Beautifully timed to coincide with the half-term holiday, the sun shone down on Yorkshire in earnest for the first time in nearly a year.
And how sorely it was needed for thousands of businesses.
After the two unlocking phases in April and May, substantial parts of the hospitality and entertainment industry, which could finally begin serving customers again, were met with the coldest May in a quarter of a century and more than 30 per cent rainfall than is common for the month.
The next phase of unlocking life for Britain is pencilled in for Monday, June 21 with ministers set to announce whether this will go ahead the week prior on June 14.
Under the Government roadmap, this date should mean an end to all restrictions, at least when standing on British soil. Let me say now that anyone hoping for this to occur may wish to manage their expectations. It is already clear that senior Cabinet ministers are getting cold feet.
Health Secretary Matt Hancock just this Sunday said he was “open” to changes being made to the final unlocking this month, a change in tune from the hitherto consistent messaging that current data supported a total unlocking.
The move is understandable from a political point of view. The London-based media has been up to its old tricks this past few weeks, spreading fear by quoting individual scientists who are counselling against removing restrictions on social contact, while ignoring the fact that the timetable drawn up by Government was informed largely by scientists.
There is also justified consternation over the new Delta variant which is now the dominant strain in the UK and is considerably more transmissible then the Kent variant which swept the nation in the winter.
So what will happen if we see a bonfire of masks on the morning of June 21, followed by a mass pilgrimage to the nightclubs?
Will it mean more infections? It almost certainly will.
Will it see the pressure on the NHS become unsustainable? Highly unlikely now that the vaccinated outnumber the non-vaccinated by some distance and that all vulnerable groups have had their jab.
Will it boost the economy? Yes, to the tune of multiple billions of pounds, but this is almost beside the point.
One of the things that I have found so frustrating this past 15 months is the designation applied to commerce of either being “essential” or “non-essential”. While certain sectors may be of less importance to the lives of consumers, for those that work in them they are vital.
As far as I am concerned, any business which keeps a roof over the head of a family is essential.
For thousands of hospitality firms the June 21 date is crucial. Many remain closed while others, while open, are operating at reduced capacity and dealing with chronic shortages of staff.
As Kate Nicholls, chief executive of UK Hospitality, said just this weekend that: “Any delay in the roadmap would have a devastating effect on an already fragile sector.”
It would also send a signal to the wider economy. With most large firms confirming they will be moving to hybrid working, home working will persist in some form for the coming months, damaging trading for city and town centres further.

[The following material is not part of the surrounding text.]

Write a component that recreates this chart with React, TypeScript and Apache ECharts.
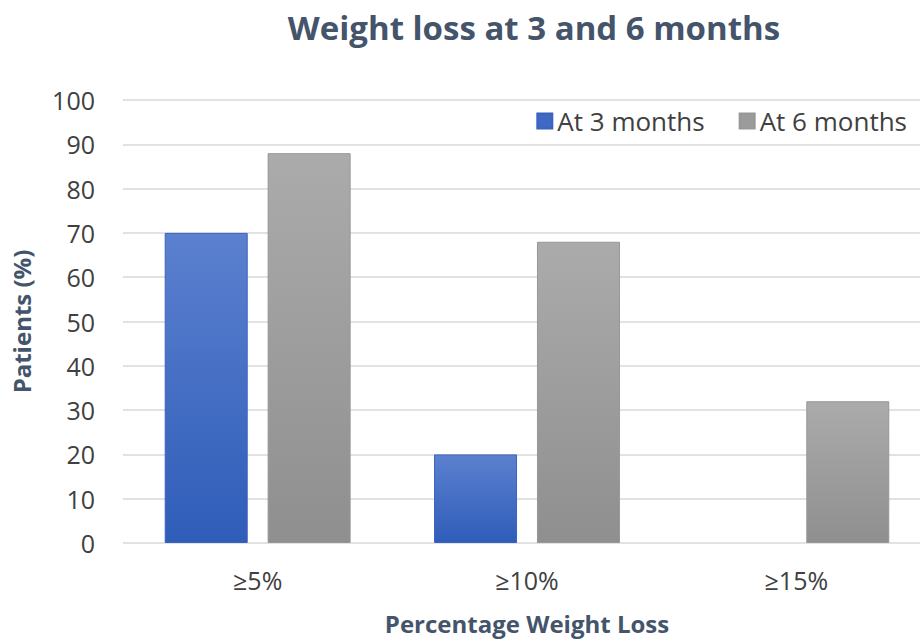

Any delay in further unlocking will simply kick the home-working question further into touch.
Covid is an unpredictable and cruel disease which has ruined millions of lives. With firms like Yorkshire’s Avacta offering reliable rapid tests we need to take control over controlling its spread while accepting that it, along with hundreds of other illnesses, will never be truly eradicated, no matter what the fanciful Zero Covid adherents believe.
With foreign travel off the table for the foreseeable future and the Euro 2020 and Olympics imminent, we could see a glorious summer for the UK economy.
We need to utilise our expertise, choose hope over fear and focus on the art of the possible.
We can do this.
Let’s just hope the weather does us a favour.